Il numero uno della prima banca americana sbarra la strada alla riforma che mira al rafforzamento del capitale, concepita sull’onda emotiva del crack della Silicon Valley Bank

Jamie Dimon non è di quelli che le manda a dire. Se poi ci si mette anche il fatto che si parla di un peso massimo della finanza americana, il presidente e ceo di Jp Morgan, primo istituto statunitense, allora la presa di posizione diventa decisamente non trascurabile. Ai banchieri a stelle e strisce sembra non piacere più di tanto la riforma del sistema del credito voluta dai democratici e messa a terra dai regolatori che prevede, tra le altre cose, regole più rigide sul capitale delle banche. Una riforma, quasi inutile ripeterlo, nata sull’onda emotiva del crack della Silicon Valley Bank, otto mesi fa.

Intervenendo a una conferenza stampa a New York, Dimon ha criticato le regole più rigide sui patrimoni, proposte dalle autorità di regolamentazione statunitensi, accusandole di indurre gli investitori e gli azionisti a ritirarsi e ostacolare così la crescita economica. Il messaggio è chiaro, più capitale vuol dire un esborso maggiore da parte dei soci di una banca. Se poi le regole sono stringenti, come pare, si tratterebbe di un vero e proprio salasso, il che potrebbe spingere gli attuali azionisti a un disimpegno.

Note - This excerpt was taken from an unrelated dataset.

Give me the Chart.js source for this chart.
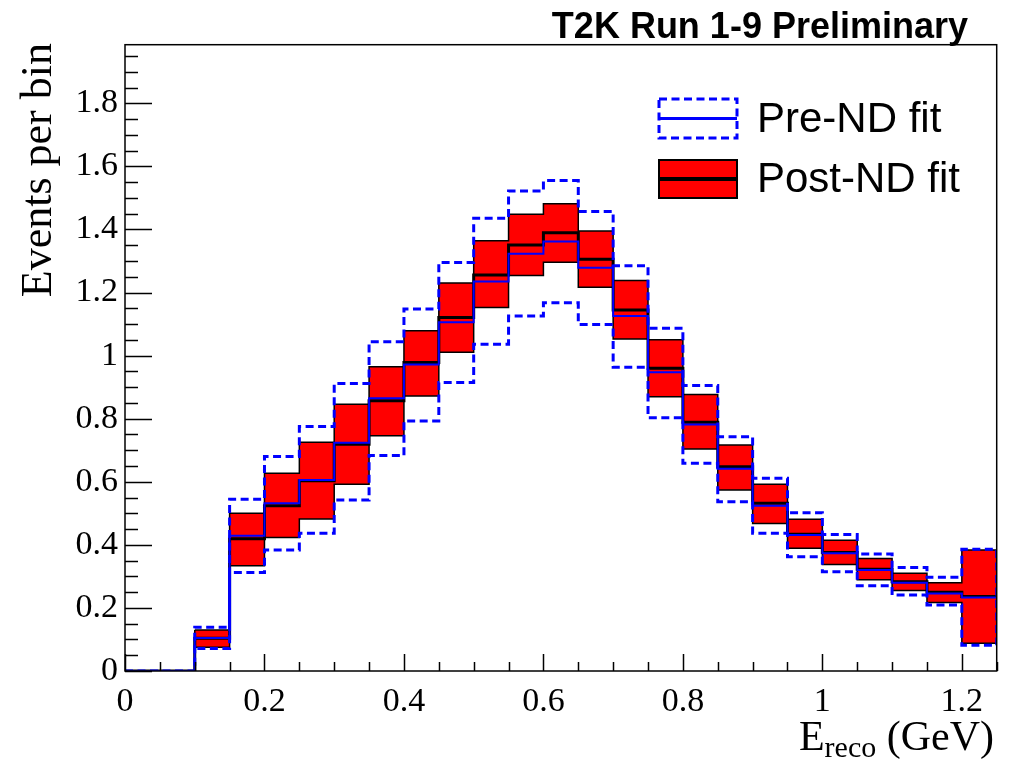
<!DOCTYPE html>
<html>
<head>
<meta charset="utf-8">
<title>T2K Run 1-9 Preliminary</title>
<script src="https://cdn.jsdelivr.net/npm/chart.js@4.4.1/dist/chart.umd.min.js"></script>
<style>
  html, body { margin: 0; padding: 0; background: #ffffff; }
  #wrap { position: relative; width: 1011px; height: 764px; }
</style>
</head>
<body>
<div id="wrap"><canvas id="chart"></canvas></div>
<script>
// Reconstructed-energy binning (GeV): lower edges of 25 bins, 0.05 wide
const binWidth = 0.05;
const binLowEdges = [0.00, 0.05, 0.10, 0.15, 0.20, 0.25, 0.30, 0.35, 0.40, 0.45,
                     0.50, 0.55, 0.60, 0.65, 0.70, 0.75, 0.80, 0.85, 0.90, 0.95,
                     1.00, 1.05, 1.10, 1.15, 1.20];

// Post-ND fit prediction: central value and 1-sigma band
const postCentral = [0, 0, 0.104, 0.419, 0.524, 0.603, 0.719, 0.857, 0.978, 1.121,
                     1.256, 1.351, 1.390, 1.306, 1.145, 0.960, 0.789, 0.648, 0.532, 0.434,
                     0.376, 0.323, 0.283, 0.250, 0.236];
const postUpper   = [0, 0, 0.130, 0.500, 0.627, 0.725, 0.846, 0.965, 1.079, 1.230,
                     1.364, 1.448, 1.482, 1.395, 1.238, 1.050, 0.877, 0.717, 0.592, 0.481,
                     0.415, 0.357, 0.310, 0.280, 0.384];
const postLower   = [0, 0, 0.075, 0.334, 0.423, 0.482, 0.592, 0.746, 0.872, 1.011,
                     1.153, 1.254, 1.296, 1.217, 1.053, 0.870, 0.704, 0.574, 0.468, 0.389,
                     0.338, 0.289, 0.255, 0.217, 0.088];

// Pre-ND fit prediction: central value and 1-sigma band
const preCentral  = [0, 0, 0.105, 0.429, 0.532, 0.606, 0.724, 0.865, 0.972, 1.106,
                     1.235, 1.323, 1.362, 1.279, 1.126, 0.947, 0.782, 0.641, 0.524, 0.431,
                     0.373, 0.320, 0.280, 0.246, 0.233];
const preUpper    = [0, 0, 0.139, 0.545, 0.680, 0.775, 0.912, 1.044, 1.148, 1.295,
                     1.436, 1.522, 1.555, 1.457, 1.285, 1.087, 0.905, 0.743, 0.611, 0.502,
                     0.433, 0.371, 0.328, 0.297, 0.386];
const preLower    = [0, 0, 0.071, 0.312, 0.384, 0.437, 0.542, 0.683, 0.793, 0.915,
                     1.036, 1.126, 1.168, 1.099, 0.963, 0.803, 0.659, 0.537, 0.437, 0.362,
                     0.315, 0.270, 0.241, 0.209, 0.082];

// Axis ranges and labelled tick values
const xRange = [0, 1.25];
const yRange = [0, 1.986];
const xTickLabels = [0, 0.2, 0.4, 0.6, 0.8, 1, 1.2];
const yTickLabels = [0, 0.2, 0.4, 0.6, 0.8, 1, 1.2, 1.4, 1.6, 1.8];

const nBins = binLowEdges.length;
const edge = i => (i < nBins ? binLowEdges[i] : binLowEdges[nBins - 1] + binWidth);

// Histogram outline: flat top across each bin, vertical steps between bins
function stepPoints(values) {
  const pts = [];
  values.forEach((v, i) => { pts.push({x: edge(i), y: v}); pts.push({x: edge(i + 1), y: v}); });
  return pts;
}

// Contour of an error band: upper steps left->right, lower steps right->left
function bandContour(upper, lower, closed) {
  const firstLow = upper.findIndex((v, i) => v > 0 || lower[i] > 0);
  const first = closed ? firstLow : 0;
  const pts = [];
  for (let i = first; i < nBins; i++) { pts.push({x: edge(i), y: upper[i]}); pts.push({x: edge(i + 1), y: upper[i]}); }
  for (let i = nBins - 1; i >= firstLow; i--) { pts.push({x: edge(i + 1), y: lower[i]}); pts.push({x: edge(i), y: lower[i]}); }
  if (closed) pts.push({...pts[0]});
  return pts;
}

const serif = "'Liberation Serif', 'Times New Roman', serif";
const sans = "'Liberation Sans', Arial, sans-serif";
const fmt = v => String(Number(v.toFixed(2)));

// Frame, inward tick marks, titles and legend
const decorations = {
  id: 'decorations',
  afterDatasetsDraw(chart) {
    const {ctx, chartArea: a, scales: {x, y}} = chart;
    ctx.save();
    ctx.strokeStyle = '#000';
    ctx.lineWidth = 1.5;
    ctx.beginPath();
    for (let k = 0; k * 0.05 <= yRange[1] + 1e-9; k++) {
      const py = Math.round(y.getPixelForValue(k * 0.05)) + 0.5;
      const len = (k % 4 === 0) ? 27 : 13;
      ctx.moveTo(a.left, py); ctx.lineTo(a.left + len, py);
    }
    for (let k = 0; k * 0.05 <= xRange[1] + 1e-9; k++) {
      const px = Math.round(x.getPixelForValue(k * 0.05)) + 0.5;
      const len = (k % 4 === 0) ? 17 : 9;
      ctx.moveTo(px, a.bottom); ctx.lineTo(px, a.bottom - len);
    }
    ctx.stroke();
    ctx.strokeRect(a.left, a.top, a.right - a.left, a.bottom - a.top);
    ctx.restore();
  },
  afterDraw(chart) {
    const {ctx} = chart;
    ctx.save();
    ctx.fillStyle = '#000';

    // plot title
    ctx.font = 'bold 36px ' + sans;
    ctx.textAlign = 'right';
    ctx.textBaseline = 'alphabetic';
    ctx.fillText('T2K Run 1-9 Preliminary', 968, 38);

    // y-axis title
    ctx.save();
    ctx.translate(51, 43);
    ctx.rotate(-Math.PI / 2);
    ctx.font = '44px ' + serif;
    ctx.textAlign = 'right';
    ctx.fillText('Events per bin', 0, 0);
    ctx.restore();

    // x-axis title with subscript
    ctx.textAlign = 'left';
    const big = '42px ' + serif, small = '30px ' + serif;
    ctx.font = big; const wE = ctx.measureText('E').width; const wU = ctx.measureText(' (GeV)').width;
    ctx.font = small; const wS = ctx.measureText('reco').width;
    let tx = 994 - (wE + wS + wU);
    ctx.font = big; ctx.fillText('E', tx, 750); tx += wE;
    ctx.font = small; ctx.fillText('reco', tx, 757); tx += wS;
    ctx.font = big; ctx.fillText(' (GeV)', tx, 750);

    // legend: Pre-ND fit
    ctx.lineWidth = 3;
    ctx.strokeStyle = '#0000ff';
    ctx.setLineDash([8, 4.5]);
    ctx.strokeRect(659, 99, 78, 39);
    ctx.setLineDash([]);
    ctx.beginPath(); ctx.moveTo(659, 118.5); ctx.lineTo(737, 118.5); ctx.stroke();

    // legend: Post-ND fit
    ctx.fillStyle = '#ff0000';
    ctx.fillRect(659, 160, 78, 38);
    ctx.strokeStyle = '#000';
    ctx.lineWidth = 2;
    ctx.strokeRect(659, 160, 78, 38);
    ctx.lineWidth = 4;
    ctx.beginPath(); ctx.moveTo(659, 179); ctx.lineTo(737, 179); ctx.stroke();

    ctx.fillStyle = '#000';
    ctx.font = '42px ' + sans;
    ctx.fillText('Pre-ND fit', 757, 132);
    ctx.fillText('Post-ND fit', 757, 192);
    ctx.restore();
  }
};

const noLine = {pointRadius: 0, pointHoverRadius: 0, tension: 0};

new Chart(document.getElementById('chart'), {
  type: 'line',
  data: {
    datasets: [
      {label: 'Pre-ND fit', data: stepPoints(preCentral), borderColor: '#0000ff', borderWidth: 2, fill: false, ...noLine},
      {label: 'Pre-ND fit band', data: bandContour(preUpper, preLower, false), borderColor: '#0000ff',
       borderWidth: 3, borderDash: [8, 4.5], fill: false, ...noLine},
      {label: 'Post-ND fit', data: stepPoints(postCentral), borderColor: '#000000', borderWidth: 3, fill: false, ...noLine},
      {label: 'Post-ND fit band', data: bandContour(postUpper, postLower, true), borderColor: '#000000',
       borderWidth: 1.5, backgroundColor: '#ff0000', fill: 'shape', ...noLine}
    ]
  },
  options: {
    responsive: true,
    maintainAspectRatio: false,
    animation: false,
    events: [],
    layout: {padding: {left: 0, right: 14.3, top: 44.7, bottom: 0}},
    plugins: {legend: {display: false}, tooltip: {enabled: false}},
    scales: {
      x: {
        type: 'linear', min: xRange[0], max: xRange[1], bounds: 'data',
        afterFit: s => { s.height = 93; },
        afterBuildTicks: s => { s.ticks = xTickLabels.map(v => ({value: v})); },
        grid: {display: false, drawTicks: false},
        border: {display: false},
        ticks: {stepSize: 0.2, includeBounds: false, maxRotation: 0, autoSkip: false, padding: 11,
                color: '#000', font: {family: serif, size: 34}, callback: v => fmt(v)}
      },
      y: {
        type: 'linear', min: yRange[0], max: yRange[1], bounds: 'data',
        afterFit: s => { s.width = 125; },
        afterBuildTicks: s => { s.ticks = yTickLabels.map(v => ({value: v})); },
        grid: {display: false, drawTicks: false},
        border: {display: false},
        ticks: {stepSize: 0.2, includeBounds: false, autoSkip: false, padding: 7,
                color: '#000', font: {family: serif, size: 34}, callback: v => fmt(v)}
      }
    }
  },
  plugins: [decorations]
});
</script>
</body>
</html>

“La proposta di richiedere alle banche di accantonare più capitale per proteggersi dai rischi è stata estremamente deludente e ha comportato una mancanza di trasparenza da parte dei regolatori”, ha attaccato Dimon. “Con queste regole non sarei un grande acquirente di una banca, tutto quello che voglio è equità, trasparenza, apertura”. Il numero uno di Jp Morgan sa benissimo che le banche statunitensi da mesi stanno accantonando ingenti quantità di capitale, proprio per evitare che nuovi possibili shock, a cominciare dal rallentamento dell’economia globale che ormai sembra certo, mandino a gambe all’aria altri istituti. Le cifre, ancora ballerine, parlano di poco meno di 3.300 miliardi di dollari, in termine di riserve accumulate.

Questo a Dimon non piace, ma agli esperti di Moody’s, sì. “Questa è una risposta logica a un’economia in rallentamento e in particolare a uno scenario in cui si verificano deflussi di depositi ed è necessario risparmiare liquidità”, ha affermato David Fanger, vicepresidente senior dell’agenzia di rating”.